The play was based around the fictional Stockmann Family, which included the father, Dr. Thomas Stockmann, the mother, Katherine Stockmann, their daughter Petra, and sons Ejlif & Morten, and Thomas’ sister, Petrine Stockmann, who is the mayor of the town.

The story revolves around Thomas’ findings of polluted water in the town’s water supply, as the town is trying to establish itself as a spa resort, and his desire to let people know the importance of fixing this issue in order to prevent people from getting sick.

The town’s mayor, however, wants to put down these claims so people can come as tourists and enjoy the town’s luxurious spas. The conflict between Thomas and the mayor reaches the town’s newspaper and the newspaper ultimately takes the mayor’s side, which in turn causes Thomas’ family apart from his sister to experience the wrath of the townsfolk.

As most plays have a happy ending, this play does not, and it leaves the audience in wonder and awe as the fate of the Stockmann family is unknown at the end.

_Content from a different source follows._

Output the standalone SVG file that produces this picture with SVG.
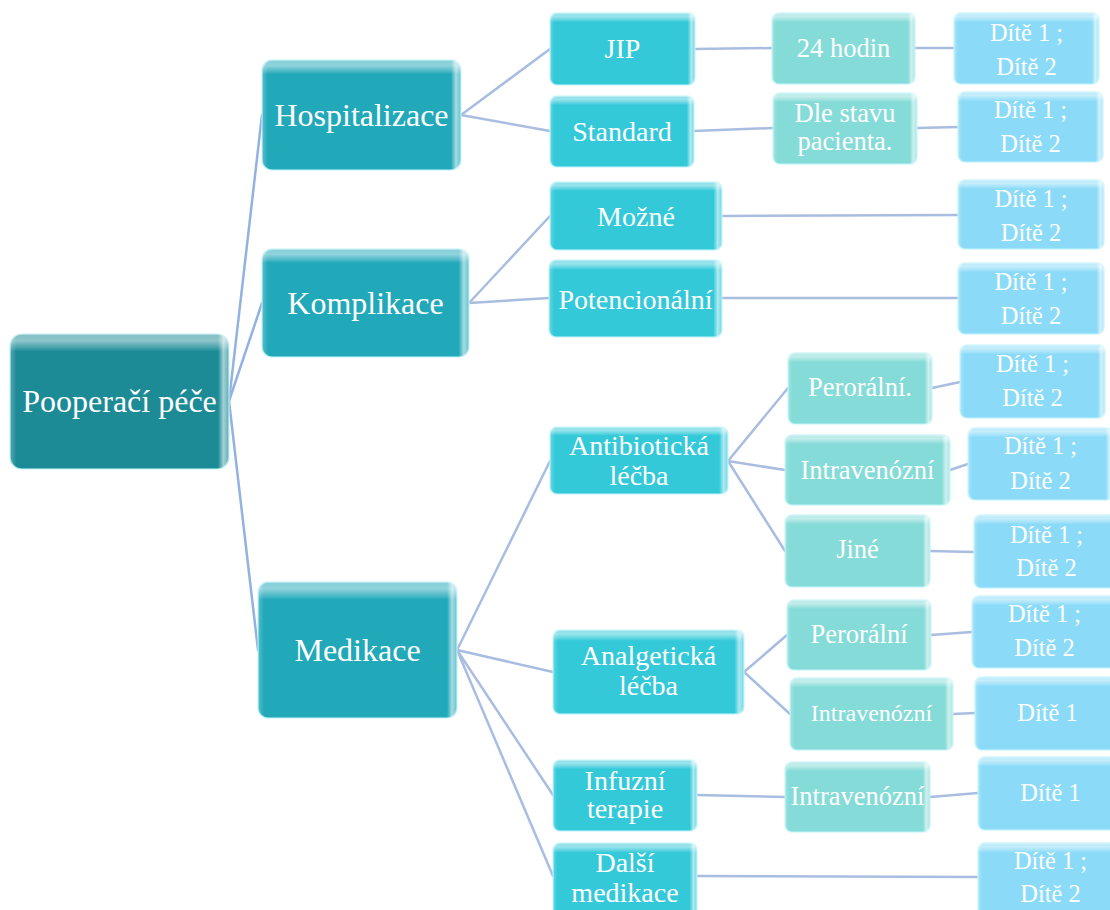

“Being given the opportunity to portray Peter (Petrine) Stockman was a true blessing. I have never gotten this huge of a role before so the preparation process was a bit difficult, but nothing I couldn’t handle,” Mia Kardotzke, theatre performer said. “It took a lot of dedication and time management to juggle not only this play, but classes as well.”

In the original version, the mayor was to be played as a male, but in Ashland’s version the mayor was a female. The play was written in 1882, and back then women had little to no roles in plays until the next century, as women became more involved with plays.

“Obviously, there is a vast difference between her and Thomas, you could clearly see who is the protagonist and who is the antagonist. Personally, I had to dig deeper into her as a person rather than just the shell of a cold hearted businesswoman/mayor. I had to understand why she had these motives and what she had that Thomas didn’t and how the relationship between each family member had an effect on her and her actions.” Kardotzke said.

“Especially since the character was originally played as a male, due to having that also created a deeper meaning to the character and many others, I had to really mix the two genders and make the character really powerful and a bit more authoritative due to the fact it’s a man’s character”

Each person played their roles astonishingly, as their time and effort into developing the characters did not go to waste. The play demonstrated the corruption of people and how corruption leads to chaos.

The best thing that occurred during the play was how there was moving pictures of water and people’s hands when some of the scenes showed the townspeople’s frustrations and the water’s possible effects if not treated properly.

Overall, the play was a joy to witness. The time spent going to view this marvelous performance was not wasted as it truly showed the corruption that governments can exhibit and the chaos that can follow.

Thomas was speaking the truth, but majority rules and found the truth to be lost amid the chaos. The phrase, “the truth shall set you free,” is meant to be a good thing, but it never comes to light if the majority overrules it.